Since the 17th century, tobacco had been grown using hoes in a long-fallow system of field rotation. Wheat cultivation required plowing, draft animals, fodder crops, permanent fields, crop rotations, and fertilizers. The Plantation Survey aims to chart the way in which the transition was undertaken at Monticello, along with its ecological consequences. For example, how were field locations and layouts engineered to accommodate new crops? How did vegetation change? How were erosion rates affected by the replacement of hoeing by plowing? How did these environmental changes impact the daily experience of Monticello's plantation workers?
We are equally interested in the social consequences of economic diversification. Agricultural diversification radically altered the work routines of Monticello's enslaved workers. The variety of different tasks that needed to be done increased. It became more difficult for slave owners to coerce work from enslaved laborers by assembling them in large gangs at a single place, where they could be easily watched by an overseer. In theory, this shift could have lead to changes in the strategies slave owners used to manage slaves, and the strategies slaves employed to resist the deleterious effects of slavery on the well being of their families. Can we see the physical traces of this dynamic in changes in slave settlement and living conditions? If diversification increased the costs of surveillance, did slave owners rely on it less? For example, such a change might be evident in greater distance between the houses of slaves and overseers.

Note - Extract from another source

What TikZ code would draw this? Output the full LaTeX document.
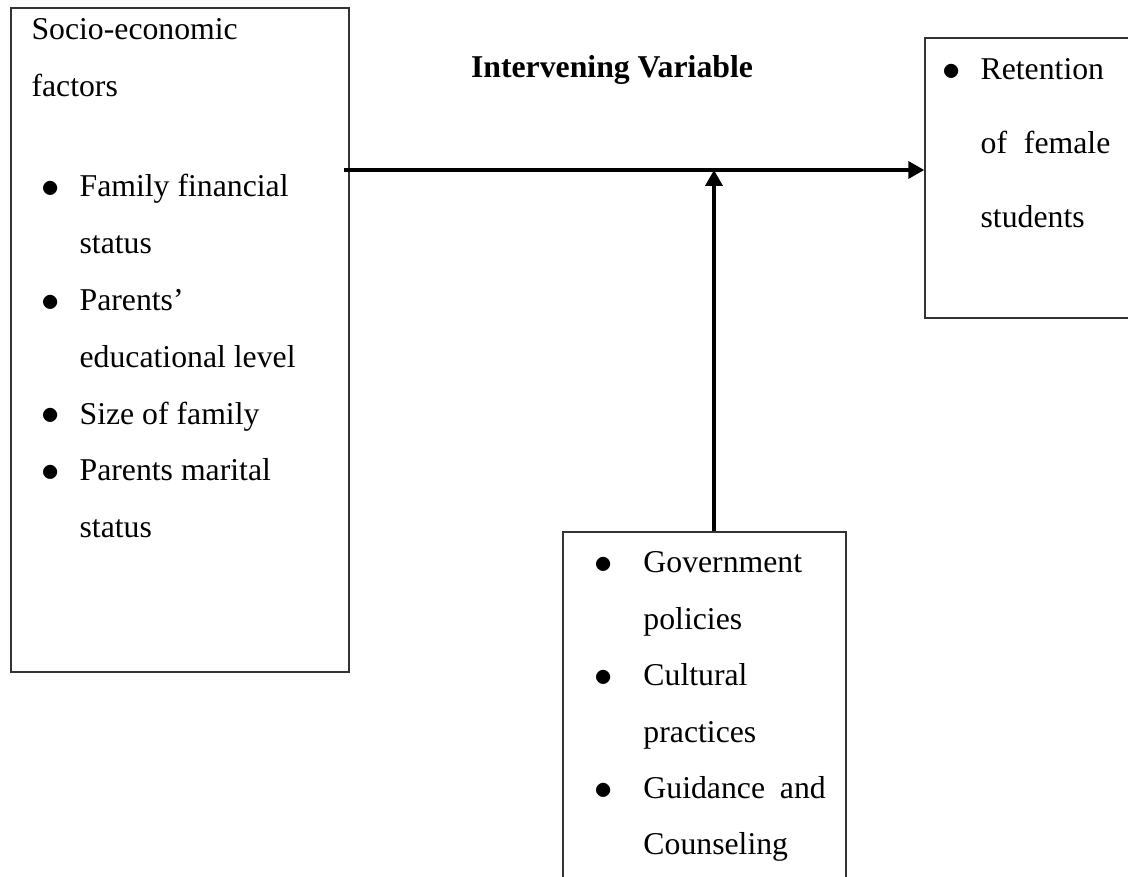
\documentclass[tikz,border=0pt]{standalone}
\usepackage{fontspec}
\setmainfont{Liberation Serif}
\usetikzlibrary{positioning,fit,arrows.meta}

% bullet line and its continuation line
\newcommand{\bitem}[2][14.4pt]{\makebox[#1][l]{\raisebox{-0.2pt}{\scalebox{1.15}{$\bullet$}}}#2}
\newcommand{\nitem}[2][14.4pt]{\hspace*{#1}#2}

\begin{document}
\begin{tikzpicture}[x=0.378pt,y=-0.378pt,
    box/.style={draw=black!80, line width=0.55pt, inner sep=0pt},
    txt/.style={anchor=base west, inner sep=0pt, font=\fontsize{12}{14.4}\selectfont},
    list/.style={txt, execute at begin node={\renewcommand\arraystretch{#1}}},
    flow/.style={line width=1.3pt, -{Triangle[length=6pt,width=6.4pt]}}]
    \useasboundingbox (0,0) rectangle (1128,877);
    \clip (0,0) rectangle (1128,877);

    % Boxes
    \node[box, fit={(11,8) (349,672)}] (socio) {};
    \node[box, fit={(925,38) (1140,318)}] (retention) {};
    \node[box, fit={(563,532) (846,890)}] (intervening) {};

    % Independent variable
    \node[list=1.49] (sociohead) at (31,40) {\begin{tabular}[t]{@{}l@{}}
        Socio-economic\\
        factors
    \end{tabular}};
    \node[list=1.49] (sociolist) at (41,197) {\begin{tabular}[t]{@{}l@{}}
        \bitem{Family financial}\\
        \nitem{status}\\
        \bitem{Parents'}\\
        \nitem{educational level}\\
        \bitem{Size of family}\\
        \bitem{Parents marital}\\
        \nitem{status}
    \end{tabular}};

    % Dependent variable
    \node[list=1.93] (retentionlist) at (942,80) {\begin{tabular}[t]{@{}l@{}}
        \bitem{Retention}\\
        \nitem{of\hspace{6.4pt}female}\\
        \nitem{students}
    \end{tabular}};

    % Intervening variable
    \node[txt, anchor=base, font=\fontsize{12}{14.4}\selectfont\bfseries] (title) at (612,78) {Intervening Variable};
    \node[list=1.48] (interveninglist) at (594,573) {\begin{tabular}[t]{@{}l@{}}
        \bitem[18.5pt]{Government}\\
        \nitem[18.5pt]{policies}\\
        \bitem[18.5pt]{Cultural}\\
        \nitem[18.5pt]{practices}\\
        \bitem[18.5pt]{Guidance\hspace{5.6pt}and}\\
        \nitem[18.5pt]{Counseling}
    \end{tabular}};

    % Arrows
    \coordinate (join) at (714,170);
    \draw[flow] ([xshift=-2.3pt]socio.east |- join) -- (retention.west |- join);
    \draw[flow] (intervening.north -| join) -- (join);
\end{tikzpicture}
\end{document}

Yet another set of questions revolves around the social dynamics of the slave community. The majority of enslaved Africans forcibly imported into the Chesapeake arrived before the middle of the 18th century. By the time of the Revolution, the vast majority of the slaves in the region and at Monticello were native born. After the Revolution, the generational depth and lateral extent of kin relationships among slaves increased further. How did these developmnents affect slave lifeways? Did they increase slaves's ability to assemble large kin-bonded social coalitions, that might have been more effective in resisting slavery and result in marginal improvements in living conditions?
Although a vast amount of the Monticello landscape remains to be covered by the Plantation Survey, preliminary findings reveal important changes in the pattern of slave settlement and land use during Jefferson's tenure at Monticello.
We have located rock alignments in the Paw Paw and Slate Branch drainages on Monticello Mountain that impound layers of eroded sediments. Multiple lines of evidence indicate the alignments were built to mitigate the effects of erosion on streams that were the source of drinking water. The layers contain a pollen record of initial forest clearance, agricultural diversification, and reforestation of Monticello Mountain. The sediment and the alignments document a quantum increase in erosion rates that accompanied diversification.
The Survey has also revealed important shifts in the pattern of slave domestic settlement that seem to date to the 1790's. Mean distance among individual slave houses appears to have increased. So does the mean distance from slave houses to the overseer's house. Just how these changes relate to African American kin networks and agricultural diversification are topic of current research.